## WORK TO BE COMPLETED:
Restate the whole listing word for word. Pictures are left out.

## LISTED RECORDS:
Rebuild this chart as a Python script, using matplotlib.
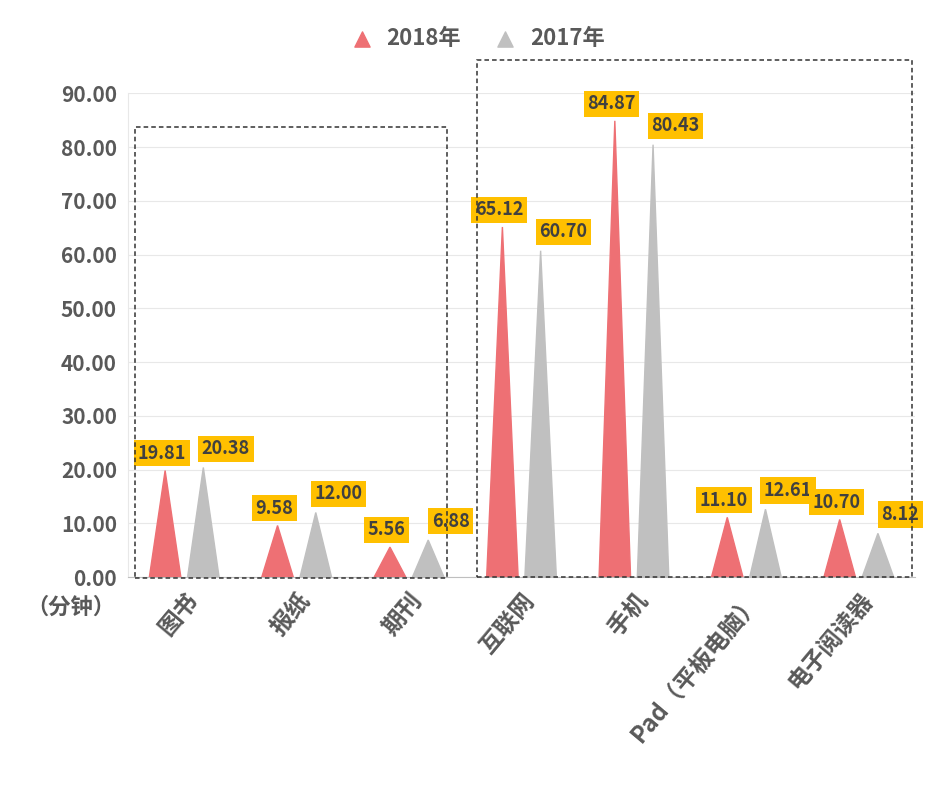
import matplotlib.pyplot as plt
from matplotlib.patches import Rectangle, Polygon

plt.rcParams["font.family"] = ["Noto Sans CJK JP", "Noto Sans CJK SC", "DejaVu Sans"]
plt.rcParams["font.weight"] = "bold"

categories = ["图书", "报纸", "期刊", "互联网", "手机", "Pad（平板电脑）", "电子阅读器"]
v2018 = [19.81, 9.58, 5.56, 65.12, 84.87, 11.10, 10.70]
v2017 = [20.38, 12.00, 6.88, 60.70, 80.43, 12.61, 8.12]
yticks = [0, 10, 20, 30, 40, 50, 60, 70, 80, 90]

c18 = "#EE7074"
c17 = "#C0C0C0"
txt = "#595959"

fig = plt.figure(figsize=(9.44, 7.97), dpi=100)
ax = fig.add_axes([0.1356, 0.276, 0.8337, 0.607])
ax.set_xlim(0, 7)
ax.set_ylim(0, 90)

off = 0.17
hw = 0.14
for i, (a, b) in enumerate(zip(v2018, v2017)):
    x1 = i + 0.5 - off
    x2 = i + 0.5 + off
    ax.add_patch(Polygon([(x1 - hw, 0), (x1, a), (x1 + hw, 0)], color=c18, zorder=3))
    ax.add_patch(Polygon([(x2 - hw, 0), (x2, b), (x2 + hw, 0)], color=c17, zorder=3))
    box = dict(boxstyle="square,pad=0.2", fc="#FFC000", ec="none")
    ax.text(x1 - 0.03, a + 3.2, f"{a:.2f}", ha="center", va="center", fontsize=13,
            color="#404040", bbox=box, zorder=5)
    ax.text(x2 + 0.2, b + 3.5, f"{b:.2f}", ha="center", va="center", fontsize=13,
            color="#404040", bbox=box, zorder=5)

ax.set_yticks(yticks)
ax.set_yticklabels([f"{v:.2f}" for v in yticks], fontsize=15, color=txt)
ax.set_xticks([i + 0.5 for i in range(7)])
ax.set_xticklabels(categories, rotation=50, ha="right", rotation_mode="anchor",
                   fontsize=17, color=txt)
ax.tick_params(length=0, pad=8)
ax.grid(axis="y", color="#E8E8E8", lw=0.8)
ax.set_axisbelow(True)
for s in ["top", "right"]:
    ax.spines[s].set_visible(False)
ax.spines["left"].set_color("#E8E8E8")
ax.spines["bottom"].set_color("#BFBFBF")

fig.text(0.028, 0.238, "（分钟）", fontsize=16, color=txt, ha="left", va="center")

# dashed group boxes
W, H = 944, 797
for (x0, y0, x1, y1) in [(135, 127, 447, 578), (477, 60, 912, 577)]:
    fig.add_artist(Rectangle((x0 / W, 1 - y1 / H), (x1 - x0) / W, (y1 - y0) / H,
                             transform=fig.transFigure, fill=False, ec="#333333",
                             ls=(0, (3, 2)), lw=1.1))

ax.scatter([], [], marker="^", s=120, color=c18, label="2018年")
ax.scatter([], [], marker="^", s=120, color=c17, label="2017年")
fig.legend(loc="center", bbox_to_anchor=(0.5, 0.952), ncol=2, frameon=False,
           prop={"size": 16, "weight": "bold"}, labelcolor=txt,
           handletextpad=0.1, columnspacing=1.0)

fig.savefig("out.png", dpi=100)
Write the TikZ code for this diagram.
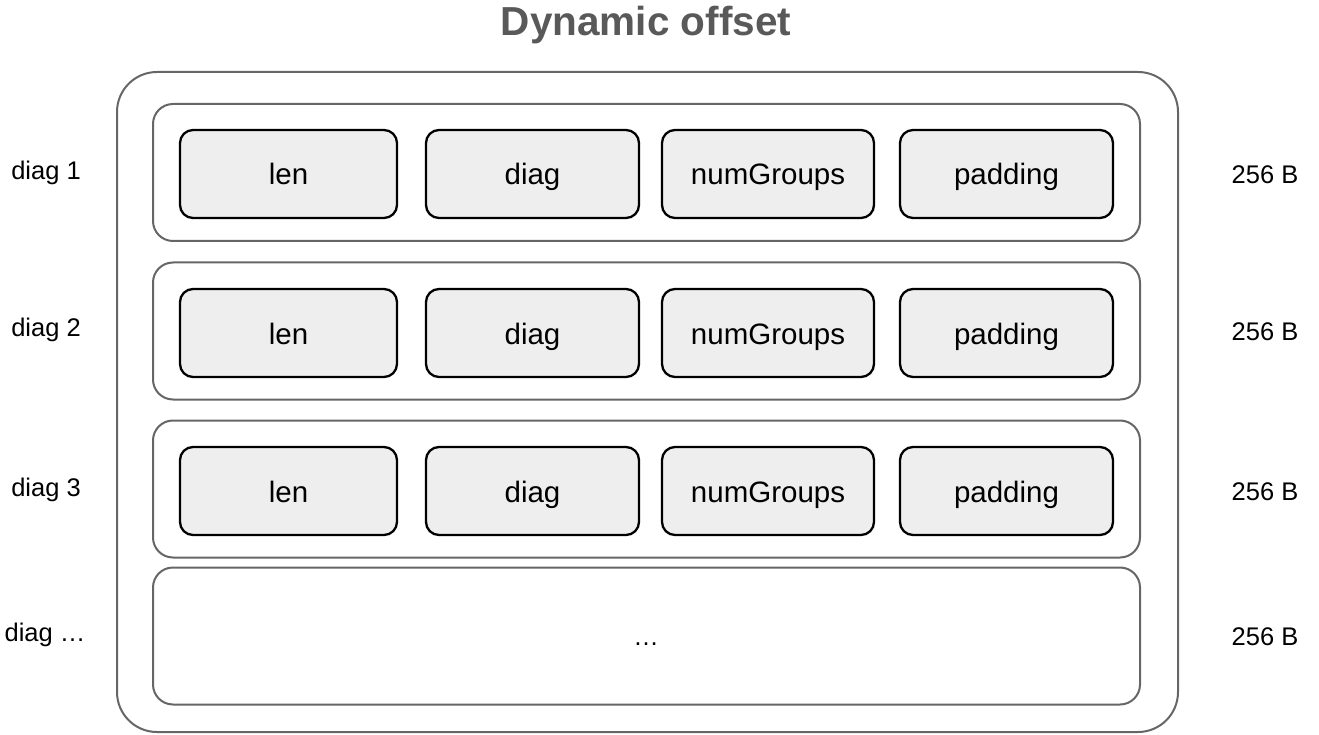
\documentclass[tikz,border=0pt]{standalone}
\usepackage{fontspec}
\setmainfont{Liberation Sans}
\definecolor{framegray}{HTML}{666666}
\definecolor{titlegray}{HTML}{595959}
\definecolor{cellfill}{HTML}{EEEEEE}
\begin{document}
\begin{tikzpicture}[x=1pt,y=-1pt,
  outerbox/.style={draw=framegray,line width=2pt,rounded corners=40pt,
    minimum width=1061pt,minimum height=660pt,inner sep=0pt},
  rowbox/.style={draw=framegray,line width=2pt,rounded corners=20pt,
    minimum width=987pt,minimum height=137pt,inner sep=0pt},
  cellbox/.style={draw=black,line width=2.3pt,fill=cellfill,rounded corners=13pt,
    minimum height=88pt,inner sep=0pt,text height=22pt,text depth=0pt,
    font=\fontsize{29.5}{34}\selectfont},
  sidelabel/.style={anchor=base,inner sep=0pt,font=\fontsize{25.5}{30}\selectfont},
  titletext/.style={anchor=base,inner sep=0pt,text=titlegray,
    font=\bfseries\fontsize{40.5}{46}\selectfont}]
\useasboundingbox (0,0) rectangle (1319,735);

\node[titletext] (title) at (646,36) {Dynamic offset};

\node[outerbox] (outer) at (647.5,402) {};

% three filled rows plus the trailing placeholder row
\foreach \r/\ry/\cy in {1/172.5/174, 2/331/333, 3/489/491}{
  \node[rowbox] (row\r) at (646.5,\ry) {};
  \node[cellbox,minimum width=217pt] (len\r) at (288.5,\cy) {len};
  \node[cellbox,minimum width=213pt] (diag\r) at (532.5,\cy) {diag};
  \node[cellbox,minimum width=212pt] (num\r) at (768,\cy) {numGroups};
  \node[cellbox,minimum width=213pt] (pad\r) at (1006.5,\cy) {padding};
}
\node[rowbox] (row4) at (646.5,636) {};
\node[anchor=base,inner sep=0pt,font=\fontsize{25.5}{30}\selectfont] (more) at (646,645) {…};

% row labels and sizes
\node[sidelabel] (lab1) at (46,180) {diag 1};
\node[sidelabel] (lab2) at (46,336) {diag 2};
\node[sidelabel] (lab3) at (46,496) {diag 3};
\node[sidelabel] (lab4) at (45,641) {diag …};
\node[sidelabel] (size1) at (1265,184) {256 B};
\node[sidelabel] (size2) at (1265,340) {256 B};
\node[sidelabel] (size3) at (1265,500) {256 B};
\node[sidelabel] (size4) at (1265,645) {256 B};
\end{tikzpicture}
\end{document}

## EXPECTED OUTPUT:
Rebuild this chart as a Python script, using matplotlib.
import matplotlib.pyplot as plt
from matplotlib.patches import Rectangle, Polygon

plt.rcParams["font.family"] = ["Noto Sans CJK JP", "Noto Sans CJK SC", "DejaVu Sans"]
plt.rcParams["font.weight"] = "bold"

categories = ["图书", "报纸", "期刊", "互联网", "手机", "Pad（平板电脑）", "电子阅读器"]
v2018 = [19.81, 9.58, 5.56, 65.12, 84.87, 11.10, 10.70]
v2017 = [20.38, 12.00, 6.88, 60.70, 80.43, 12.61, 8.12]
yticks = [0, 10, 20, 30, 40, 50, 60, 70, 80, 90]

c18 = "#EE7074"
c17 = "#C0C0C0"
txt = "#595959"

fig = plt.figure(figsize=(9.44, 7.97), dpi=100)
ax = fig.add_axes([0.1356, 0.276, 0.8337, 0.607])
ax.set_xlim(0, 7)
ax.set_ylim(0, 90)

off = 0.17
hw = 0.14
for i, (a, b) in enumerate(zip(v2018, v2017)):
    x1 = i + 0.5 - off
    x2 = i + 0.5 + off
    ax.add_patch(Polygon([(x1 - hw, 0), (x1, a), (x1 + hw, 0)], color=c18, zorder=3))
    ax.add_patch(Polygon([(x2 - hw, 0), (x2, b), (x2 + hw, 0)], color=c17, zorder=3))
    box = dict(boxstyle="square,pad=0.2", fc="#FFC000", ec="none")
    ax.text(x1 - 0.03, a + 3.2, f"{a:.2f}", ha="center", va="center", fontsize=13,
            color="#404040", bbox=box, zorder=5)
    ax.text(x2 + 0.2, b + 3.5, f"{b:.2f}", ha="center", va="center", fontsize=13,
            color="#404040", bbox=box, zorder=5)

ax.set_yticks(yticks)
ax.set_yticklabels([f"{v:.2f}" for v in yticks], fontsize=15, color=txt)
ax.set_xticks([i + 0.5 for i in range(7)])
ax.set_xticklabels(categories, rotation=50, ha="right", rotation_mode="anchor",
                   fontsize=17, color=txt)
ax.tick_params(length=0, pad=8)
ax.grid(axis="y", color="#E8E8E8", lw=0.8)
ax.set_axisbelow(True)
for s in ["top", "right"]:
    ax.spines[s].set_visible(False)
ax.spines["left"].set_color("#E8E8E8")
ax.spines["bottom"].set_color("#BFBFBF")

fig.text(0.028, 0.238, "（分钟）", fontsize=16, color=txt, ha="left", va="center")

# dashed group boxes
W, H = 944, 797
for (x0, y0, x1, y1) in [(135, 127, 447, 578), (477, 60, 912, 577)]:
    fig.add_artist(Rectangle((x0 / W, 1 - y1 / H), (x1 - x0) / W, (y1 - y0) / H,
                             transform=fig.transFigure, fill=False, ec="#333333",
                             ls=(0, (3, 2)), lw=1.1))

ax.scatter([], [], marker="^", s=120, color=c18, label="2018年")
ax.scatter([], [], marker="^", s=120, color=c17, label="2017年")
fig.legend(loc="center", bbox_to_anchor=(0.5, 0.952), ncol=2, frameon=False,
           prop={"size": 16, "weight": "bold"}, labelcolor=txt,
           handletextpad=0.1, columnspacing=1.0)

fig.savefig("out.png", dpi=100)
Write the TikZ code for this diagram.
\documentclass[tikz,border=0pt]{standalone}
\usepackage{fontspec}
\setmainfont{Liberation Sans}
\definecolor{framegray}{HTML}{666666}
\definecolor{titlegray}{HTML}{595959}
\definecolor{cellfill}{HTML}{EEEEEE}
\begin{document}
\begin{tikzpicture}[x=1pt,y=-1pt,
  outerbox/.style={draw=framegray,line width=2pt,rounded corners=40pt,
    minimum width=1061pt,minimum height=660pt,inner sep=0pt},
  rowbox/.style={draw=framegray,line width=2pt,rounded corners=20pt,
    minimum width=987pt,minimum height=137pt,inner sep=0pt},
  cellbox/.style={draw=black,line width=2.3pt,fill=cellfill,rounded corners=13pt,
    minimum height=88pt,inner sep=0pt,text height=22pt,text depth=0pt,
    font=\fontsize{29.5}{34}\selectfont},
  sidelabel/.style={anchor=base,inner sep=0pt,font=\fontsize{25.5}{30}\selectfont},
  titletext/.style={anchor=base,inner sep=0pt,text=titlegray,
    font=\bfseries\fontsize{40.5}{46}\selectfont}]
\useasboundingbox (0,0) rectangle (1319,735);

\node[titletext] (title) at (646,36) {Dynamic offset};

\node[outerbox] (outer) at (647.5,402) {};

% three filled rows plus the trailing placeholder row
\foreach \r/\ry/\cy in {1/172.5/174, 2/331/333, 3/489/491}{
  \node[rowbox] (row\r) at (646.5,\ry) {};
  \node[cellbox,minimum width=217pt] (len\r) at (288.5,\cy) {len};
  \node[cellbox,minimum width=213pt] (diag\r) at (532.5,\cy) {diag};
  \node[cellbox,minimum width=212pt] (num\r) at (768,\cy) {numGroups};
  \node[cellbox,minimum width=213pt] (pad\r) at (1006.5,\cy) {padding};
}
\node[rowbox] (row4) at (646.5,636) {};
\node[anchor=base,inner sep=0pt,font=\fontsize{25.5}{30}\selectfont] (more) at (646,645) {…};

% row labels and sizes
\node[sidelabel] (lab1) at (46,180) {diag 1};
\node[sidelabel] (lab2) at (46,336) {diag 2};
\node[sidelabel] (lab3) at (46,496) {diag 3};
\node[sidelabel] (lab4) at (45,641) {diag …};
\node[sidelabel] (size1) at (1265,184) {256 B};
\node[sidelabel] (size2) at (1265,340) {256 B};
\node[sidelabel] (size3) at (1265,500) {256 B};
\node[sidelabel] (size4) at (1265,645) {256 B};
\end{tikzpicture}
\end{document}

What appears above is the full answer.